Here’s a test.
What does the following word say?
It’s not a dash.
I know what you’re thinking, and the fourth character is not a dash. It’s a
legit letter. Can you figure out which one?
Of course you
can’t, it’s a horizontal bloody line. There’s nothing in the Roman alphabet
shaped anything like this – and let’s not forget the fact that it’s about
triple the width of every other character. If this image were used as a CAPTCHA,
anyone in their right mind would fail.
So think of my
last two weeks as an extended, advanced-level CAPTCHA examination. As mentioned
in the previous article, I have spent large tracts of my time in Customer
Service collecting personal information from loyalty card applications and
entering it into the store’s database. Poor handwriting has helped punctuate the
monotony of the task, but sometimes only by virtue of providing a new, more
infuriating exercise, and to this extent it is both a blessing and a curse.
In reading
through piles of filled out forms, I am occasionally led to think of the German
word for bad handwriting, which is Klaue.

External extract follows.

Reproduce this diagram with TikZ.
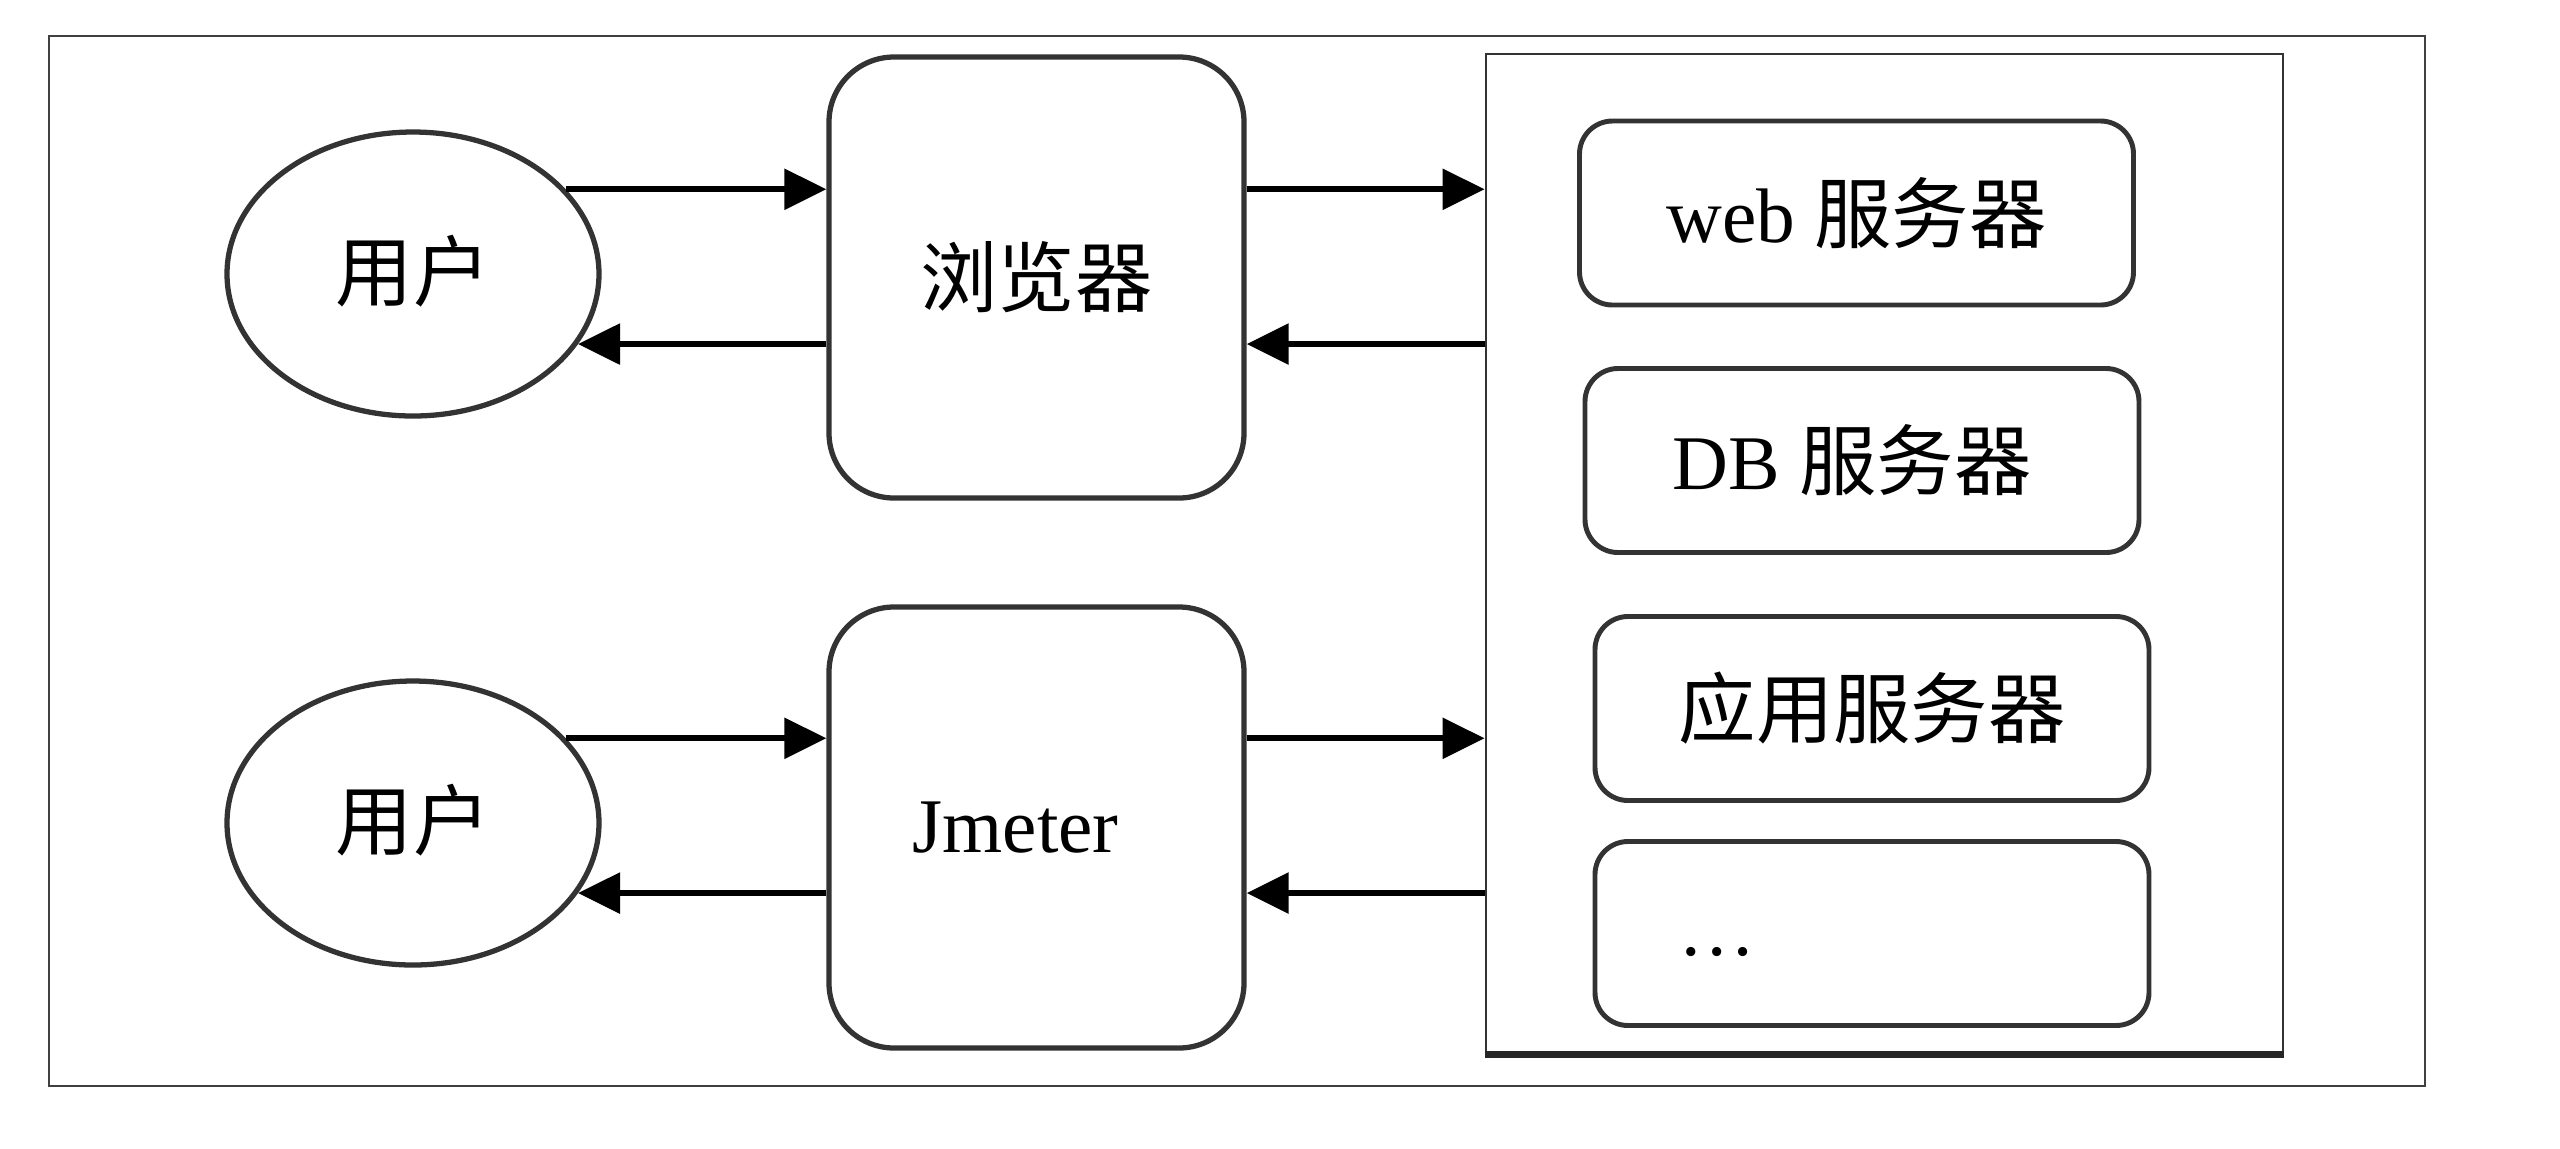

This is a good example of the evocative metaphors and language-internal borrowings
so common to German* – in its literal sense, Klaue means “claw”. For me, it conjures up the image of a figure
hunched over a desk, clumsily clutching a writing instrument between overgrown
fingernails and using it to produce a jagged, unintelligible scrawl.
I have seen much
of the German Klaue in the past days.
When exposed to poor handwriting in large quantities, you begin to learn that the
expression of “deciphering”** it is more than just a throwaway dramatisation. With
email and postal addresses at stake, and the misinterpretation of a single
character risking invalidating hard-won customer information, I’ve needed to develop
procedures and techniques to make sense of the senseless. These have included
grouping sections of wild pen strokes and mapping them to commonly occurring letter
clusters, or trying to correlate the more legible letters in the script with
the scratchier parts. When you eventually solve the puzzle, it’s the feeling of
recovering a corrupted file, and there is an appreciable sense of satisfaction
to it.
There is frustration
too. Frustration that some people can’t write their own names and addresses
clearly (combined with my suspicion that these same people take some perverse
pride in the idiosyncrasy of their incomprehensible style). To some extent,
poor handwriting can perhaps be forgiven when the content of the message is interesting,
urgent or profound. But it’s a complacent individual who thinks that their home
address and phone number fall into one of those categories.
I have enjoyed
it, though. Thanks to the highly international Alsterhaus clientele, I now
possess gratifyingly inconsequential skills in the identification of
nationality through handwriting, whether it be the block-like Chinese rendition
of the Roman alphabet, or the neat, tightly italicised cursive of a female
Muscovian hand. Only trends, to be sure, and there are no perfectly consistent
patterns, but then consistency would spoil the fun. And all the while, plenty
of Klaue to keep things vexatious.
It was an ‘m’,
by the way – the word spelled ‘Marmstorfer’. I mean, it didn’t, but you know.
Customer’s always right. I leave you now with the unhinged handwriting of a man
called Ulrich – this is his take on the number ‘15’.
*Though it’s a
rubbish example of the better-known German practice of word compounding. For
this, note Sauklaue, which adds the
word Sau (“sow, pig”) to the original Klaue to produce roughly the same meaning, but with that swine-obsessed Germanic
edge.
**The Germans
use a similar word for “deciphering handwriting”, namely enträtseln. It literally means “to un-puzzle”. Or, I guess, "to de-cipher". Insightful, Walter.